__Objective__: Skip the pictures. Transcribe the rest of the data below without changing a word.

__Collected material__:
+-------+

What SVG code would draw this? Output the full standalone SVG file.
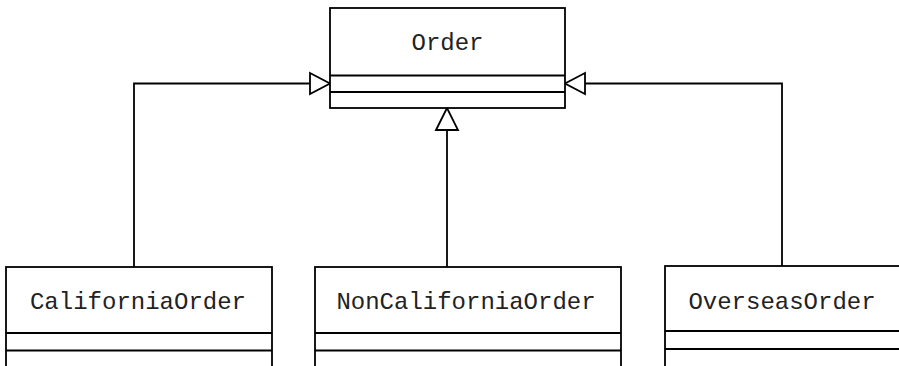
<svg xmlns="http://www.w3.org/2000/svg" width="899" height="366" viewBox="0 0 899 366">
<style>
.box{fill:#fff;stroke:#000;stroke-width:1.8}
.ln{fill:none;stroke:#000;stroke-width:1.8}
.tri{fill:#fff;stroke:#000;stroke-width:1.8;stroke-linejoin:miter}
text{font-family:"Liberation Mono","Courier New",monospace;font-size:24px;fill:#222}
</style>
<rect width="899" height="366" fill="#fff"/>
<g id="connectors">
<polyline class="ln" points="134,267 134,83.5 310,83.5"/>
<polygon class="tri" points="310,73 330,83.5 310,94"/>
<polyline class="ln" points="782,266 782,83.5 585,83.5"/>
<polygon class="tri" points="585,73 565,83.5 585,94"/>
<line class="ln" x1="447" y1="267" x2="447" y2="130"/>
<polygon class="tri" points="436,130 447,108 458,130"/>
</g>
<g id="Order">
<rect class="box" x="330" y="8" width="235" height="100"/>
<line class="ln" x1="330" y1="75.5" x2="565" y2="75.5"/>
<line class="ln" x1="330" y1="92" x2="565" y2="92"/>
<text x="447.5" y="50" text-anchor="middle">Order</text>
</g>
<g id="CaliforniaOrder">
<rect class="box" x="6" y="267" width="266" height="120"/>
<line class="ln" x1="6" y1="333" x2="272" y2="333"/>
<line class="ln" x1="6" y1="350.5" x2="272" y2="350.5"/>
<text x="138" y="309" text-anchor="middle">CaliforniaOrder</text>
</g>
<g id="NonCaliforniaOrder">
<rect class="box" x="315" y="267" width="306" height="120"/>
<line class="ln" x1="315" y1="333" x2="621" y2="333"/>
<line class="ln" x1="315" y1="350.5" x2="621" y2="350.5"/>
<text x="466" y="309" text-anchor="middle">NonCaliforniaOrder</text>
</g>
<g id="OverseasOrder">
<rect class="box" x="665" y="266" width="260" height="120"/>
<line class="ln" x1="665" y1="331" x2="925" y2="331"/>
<line class="ln" x1="665" y1="349" x2="925" y2="349"/>
<text x="782" y="309" text-anchor="middle">OverseasOrder</text>
</g>
</svg>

+-------+

__Solved exercise__:
What SVG code would draw this? Output the full standalone SVG file.
<svg xmlns="http://www.w3.org/2000/svg" width="899" height="366" viewBox="0 0 899 366">
<style>
.box{fill:#fff;stroke:#000;stroke-width:1.8}
.ln{fill:none;stroke:#000;stroke-width:1.8}
.tri{fill:#fff;stroke:#000;stroke-width:1.8;stroke-linejoin:miter}
text{font-family:"Liberation Mono","Courier New",monospace;font-size:24px;fill:#222}
</style>
<rect width="899" height="366" fill="#fff"/>
<g id="connectors">
<polyline class="ln" points="134,267 134,83.5 310,83.5"/>
<polygon class="tri" points="310,73 330,83.5 310,94"/>
<polyline class="ln" points="782,266 782,83.5 585,83.5"/>
<polygon class="tri" points="585,73 565,83.5 585,94"/>
<line class="ln" x1="447" y1="267" x2="447" y2="130"/>
<polygon class="tri" points="436,130 447,108 458,130"/>
</g>
<g id="Order">
<rect class="box" x="330" y="8" width="235" height="100"/>
<line class="ln" x1="330" y1="75.5" x2="565" y2="75.5"/>
<line class="ln" x1="330" y1="92" x2="565" y2="92"/>
<text x="447.5" y="50" text-anchor="middle">Order</text>
</g>
<g id="CaliforniaOrder">
<rect class="box" x="6" y="267" width="266" height="120"/>
<line class="ln" x1="6" y1="333" x2="272" y2="333"/>
<line class="ln" x1="6" y1="350.5" x2="272" y2="350.5"/>
<text x="138" y="309" text-anchor="middle">CaliforniaOrder</text>
</g>
<g id="NonCaliforniaOrder">
<rect class="box" x="315" y="267" width="306" height="120"/>
<line class="ln" x1="315" y1="333" x2="621" y2="333"/>
<line class="ln" x1="315" y1="350.5" x2="621" y2="350.5"/>
<text x="466" y="309" text-anchor="middle">NonCaliforniaOrder</text>
</g>
<g id="OverseasOrder">
<rect class="box" x="665" y="266" width="260" height="120"/>
<line class="ln" x1="665" y1="331" x2="925" y2="331"/>
<line class="ln" x1="665" y1="349" x2="925" y2="349"/>
<text x="782" y="309" text-anchor="middle">OverseasOrder</text>
</g>
</svg>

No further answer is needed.